- **GIVEN MATERIAL**:
########################################

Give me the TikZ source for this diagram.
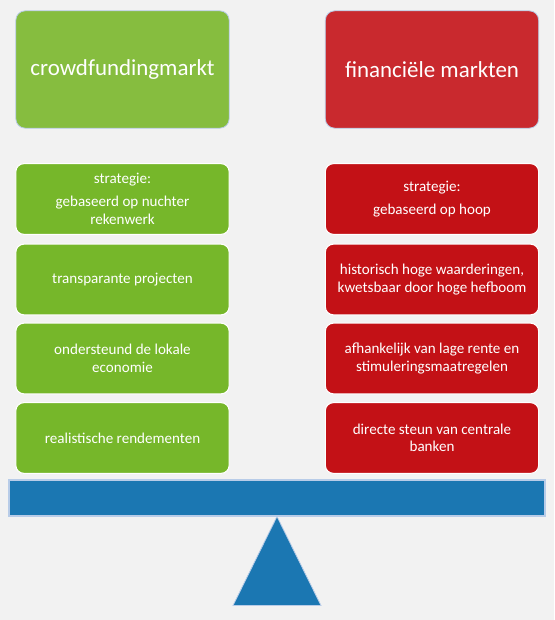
\documentclass[tikz,border=0pt]{standalone}
\usepackage{fontspec}
\setmainfont{Carlito}
\usepackage{tikz}

\definecolor{bgc}{HTML}{F2F2F2}
\definecolor{greenhead}{HTML}{86BD3F}
\definecolor{greenitem}{HTML}{76B72A}
\definecolor{redhead}{HTML}{C9292E}
\definecolor{reditem}{HTML}{C31116}
\definecolor{beamblue}{HTML}{1B77B2}
\definecolor{edgeblue}{HTML}{B8CCE8}

\begin{document}
\begin{tikzpicture}[x=0.75pt,y=-0.75pt,
	head/.style={rounded corners=7pt, draw=edgeblue, line width=0.6pt,
		minimum width=160pt, minimum height=88pt, text=white,
		font=\fontsize{17.2pt}{20pt}\selectfont},
	item/.style={rounded corners=6pt, draw=white, line width=0.8pt,
		minimum width=160pt, minimum height=53pt, text=white, align=center,
		font=\fontsize{11.3pt}{13.2pt}\selectfont}]
\fill[bgc] (0,0) rectangle (554,620);
\useasboundingbox (0,0) rectangle (554,620);

\path (122.5,69.5) node[head, fill=greenhead] (crowd) {crowdfundingmarkt}
		(432,69.5) node[head, fill=redhead] (fin) {financiële markten}
		(122.5,199) node[item, fill=greenitem] (crowd1) {strategie:\\[4pt]gebaseerd op nuchter\\rekenwerk}
		(122.5,279.5) node[item, fill=greenitem] (crowd2) {transparante projecten}
		(122.5,358.5) node[item, fill=greenitem] (crowd3) {ondersteund de lokale\\economie}
		(122.5,438) node[item, fill=greenitem] (crowd4) {realistische rendementen}
		(432,199) node[item, fill=reditem] (fin1) {strategie:\\[4pt]gebaseerd op hoop}
		(432,279.5) node[item, fill=reditem] (fin2) {historisch hoge waarderingen,\\kwetsbaar door hoge hefboom}
		(432,358.5) node[item, fill=reditem] (fin3) {afhankelijk van lage rente en\\stimuleringsmaatregelen}
		(432,438) node[item, fill=reditem] (fin4) {directe steun van centrale\\banken}
		(277,498) node[fill=beamblue, draw=edgeblue, line width=0.8pt,
			minimum width=402pt, minimum height=27pt, inner sep=0pt] (beam) {}
;

\draw[fill=beamblue, draw=edgeblue, line width=0.6pt] (beam.south) -- ++(44,89) -- ++(-88,0) -- cycle;

\end{tikzpicture}
\end{document}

########################################

Transcribe each line above verbatim, with the pictures left out.

- **COMPLETED TASK**:
Give me the TikZ source for this diagram.
\documentclass[tikz,border=0pt]{standalone}
\usepackage{fontspec}
\setmainfont{Carlito}
\usepackage{tikz}

\definecolor{bgc}{HTML}{F2F2F2}
\definecolor{greenhead}{HTML}{86BD3F}
\definecolor{greenitem}{HTML}{76B72A}
\definecolor{redhead}{HTML}{C9292E}
\definecolor{reditem}{HTML}{C31116}
\definecolor{beamblue}{HTML}{1B77B2}
\definecolor{edgeblue}{HTML}{B8CCE8}

\begin{document}
\begin{tikzpicture}[x=0.75pt,y=-0.75pt,
	head/.style={rounded corners=7pt, draw=edgeblue, line width=0.6pt,
		minimum width=160pt, minimum height=88pt, text=white,
		font=\fontsize{17.2pt}{20pt}\selectfont},
	item/.style={rounded corners=6pt, draw=white, line width=0.8pt,
		minimum width=160pt, minimum height=53pt, text=white, align=center,
		font=\fontsize{11.3pt}{13.2pt}\selectfont}]
\fill[bgc] (0,0) rectangle (554,620);
\useasboundingbox (0,0) rectangle (554,620);

\path (122.5,69.5) node[head, fill=greenhead] (crowd) {crowdfundingmarkt}
		(432,69.5) node[head, fill=redhead] (fin) {financiële markten}
		(122.5,199) node[item, fill=greenitem] (crowd1) {strategie:\\[4pt]gebaseerd op nuchter\\rekenwerk}
		(122.5,279.5) node[item, fill=greenitem] (crowd2) {transparante projecten}
		(122.5,358.5) node[item, fill=greenitem] (crowd3) {ondersteund de lokale\\economie}
		(122.5,438) node[item, fill=greenitem] (crowd4) {realistische rendementen}
		(432,199) node[item, fill=reditem] (fin1) {strategie:\\[4pt]gebaseerd op hoop}
		(432,279.5) node[item, fill=reditem] (fin2) {historisch hoge waarderingen,\\kwetsbaar door hoge hefboom}
		(432,358.5) node[item, fill=reditem] (fin3) {afhankelijk van lage rente en\\stimuleringsmaatregelen}
		(432,438) node[item, fill=reditem] (fin4) {directe steun van centrale\\banken}
		(277,498) node[fill=beamblue, draw=edgeblue, line width=0.8pt,
			minimum width=402pt, minimum height=27pt, inner sep=0pt] (beam) {}
;

\draw[fill=beamblue, draw=edgeblue, line width=0.6pt] (beam.south) -- ++(44,89) -- ++(-88,0) -- cycle;

\end{tikzpicture}
\end{document}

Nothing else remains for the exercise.